This year’s Doctor Who Christmas special may be departing showrunner Steven Moffat’s swansong but it will be his replacement Chris Chibnall who has the last word…

Moffat has elected to pass the baton in the same way that his predecessor Russell T Davies did to him by giving Chibnall the honour of writing the first piece of dialogue to come out of the mouth of his as-yet-unnamed new Doctor, who will appear when 13th Doctor Peter Capaldi regenerates at the end of the episode.

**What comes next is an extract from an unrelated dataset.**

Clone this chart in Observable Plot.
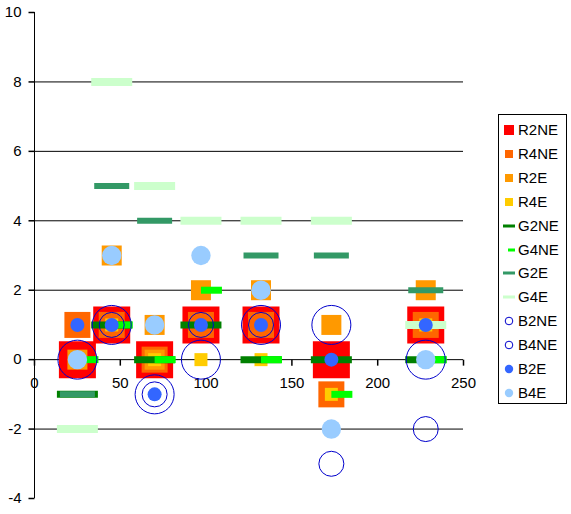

“I haven’t completely planned it, but I quite like the insanity of the fact this is a job you quit two pages before you type ‘End Titles’,” Moffat told Empire magazine.

Davies extended the same courtesy when he exited the show together with Tenth Doctor David Tennant, letting incoming showrunner Moffat pen Eleventh Doctor Matt Smith’s first words, which concluded Davies and Tennant’s final episode.

“Legs, I’ve still got legs. Good. Arms, hands. Ooh, fingers, lots of fingers. Ears, yes. Eyes, two. Nose, I’ve had worse. Chin, blimey. Hair, I’m a girl! No, no, I’m not a girl. And still not ginger! And there’s something else… something important… I’m, I’m, I’m — (loud explosion) ha! Crashing! Ha, ha! Whoo-hoo-hoo! Geronimo!”

And despite a new writer putting words in his mouth, Moffat insists that very little changes about the Doctor beyond his outward appearance: “The Doctor doesn’t go anywhere. He gets a new face and that’s all that happens.”


In an interview with Empire, Peter said he was torn about the decision but felt he needed to leave to keep the programme fresh.

“But Doctor Who is weird because I love it so much. Part of me enjoys doing the same thing, while part of me wants different challenges.”

The Scottish star explained that playing one role for a sustained period of time was unusual for him and he knew as soon as he started he would have to leave at some point.

“The terrible thing is, the moment you get the job, you know you’re going to have to leave it,” Peter continued. “That might just be part of my doomy, melancholic nature, but as soon as I became the Doctor I immediately propelled my mind to this spot.

“But that’s fine. I’ve never really done anything for three or four years – it’s not my style.”

“That’s one of the reasons I’m leaving,” he said. “Because with this volume of work, it’s hard to constantly be searching for new ways of doing things.